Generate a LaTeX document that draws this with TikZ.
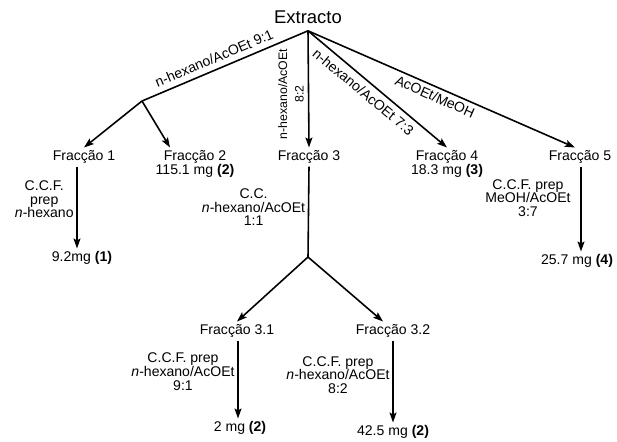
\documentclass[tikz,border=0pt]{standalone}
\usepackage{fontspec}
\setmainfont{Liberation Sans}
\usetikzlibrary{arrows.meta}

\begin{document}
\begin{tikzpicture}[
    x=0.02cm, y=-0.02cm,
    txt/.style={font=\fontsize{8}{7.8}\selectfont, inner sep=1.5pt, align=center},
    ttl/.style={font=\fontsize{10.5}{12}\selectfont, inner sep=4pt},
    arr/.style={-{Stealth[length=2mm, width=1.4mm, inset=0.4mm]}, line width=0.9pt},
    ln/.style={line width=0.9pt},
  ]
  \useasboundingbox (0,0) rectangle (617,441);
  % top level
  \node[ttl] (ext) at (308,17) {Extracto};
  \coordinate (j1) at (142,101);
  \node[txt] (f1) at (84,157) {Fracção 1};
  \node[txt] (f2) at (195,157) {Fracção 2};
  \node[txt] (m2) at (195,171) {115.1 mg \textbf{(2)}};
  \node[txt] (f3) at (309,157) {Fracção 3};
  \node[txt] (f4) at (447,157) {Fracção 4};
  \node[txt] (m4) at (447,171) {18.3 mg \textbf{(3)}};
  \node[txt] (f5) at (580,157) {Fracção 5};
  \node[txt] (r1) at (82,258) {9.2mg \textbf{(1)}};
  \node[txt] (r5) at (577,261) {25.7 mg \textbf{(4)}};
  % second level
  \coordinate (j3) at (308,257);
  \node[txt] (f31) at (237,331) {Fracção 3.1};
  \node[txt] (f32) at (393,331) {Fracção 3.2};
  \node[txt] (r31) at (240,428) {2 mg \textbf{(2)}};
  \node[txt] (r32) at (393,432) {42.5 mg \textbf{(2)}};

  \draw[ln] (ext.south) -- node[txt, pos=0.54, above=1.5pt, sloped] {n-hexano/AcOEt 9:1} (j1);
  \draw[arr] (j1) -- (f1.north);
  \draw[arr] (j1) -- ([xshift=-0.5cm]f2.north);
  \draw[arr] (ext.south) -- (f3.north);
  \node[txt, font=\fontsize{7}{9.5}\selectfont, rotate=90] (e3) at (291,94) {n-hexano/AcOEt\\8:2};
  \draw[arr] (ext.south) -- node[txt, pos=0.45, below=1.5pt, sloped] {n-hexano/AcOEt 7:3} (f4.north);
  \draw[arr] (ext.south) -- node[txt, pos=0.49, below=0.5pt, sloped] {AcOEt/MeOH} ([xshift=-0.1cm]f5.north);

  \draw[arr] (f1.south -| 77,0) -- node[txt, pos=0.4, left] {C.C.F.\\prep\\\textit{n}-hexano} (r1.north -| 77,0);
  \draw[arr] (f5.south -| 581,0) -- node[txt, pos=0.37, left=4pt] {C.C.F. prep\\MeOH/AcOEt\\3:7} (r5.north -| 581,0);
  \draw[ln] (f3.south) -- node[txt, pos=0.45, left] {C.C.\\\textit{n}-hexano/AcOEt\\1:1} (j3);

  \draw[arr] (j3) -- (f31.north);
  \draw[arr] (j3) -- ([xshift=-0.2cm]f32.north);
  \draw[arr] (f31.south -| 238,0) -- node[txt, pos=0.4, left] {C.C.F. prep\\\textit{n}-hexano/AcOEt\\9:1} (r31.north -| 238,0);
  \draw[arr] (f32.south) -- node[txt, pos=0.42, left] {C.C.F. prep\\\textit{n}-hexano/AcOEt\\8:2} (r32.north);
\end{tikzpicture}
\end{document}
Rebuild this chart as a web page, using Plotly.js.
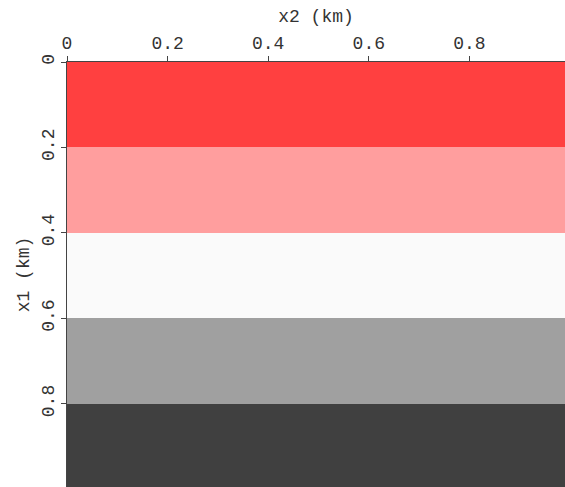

» **Direction**
Of the lines above, how many include the word "this"? Reply with the number only.

» **Exercise answer**
2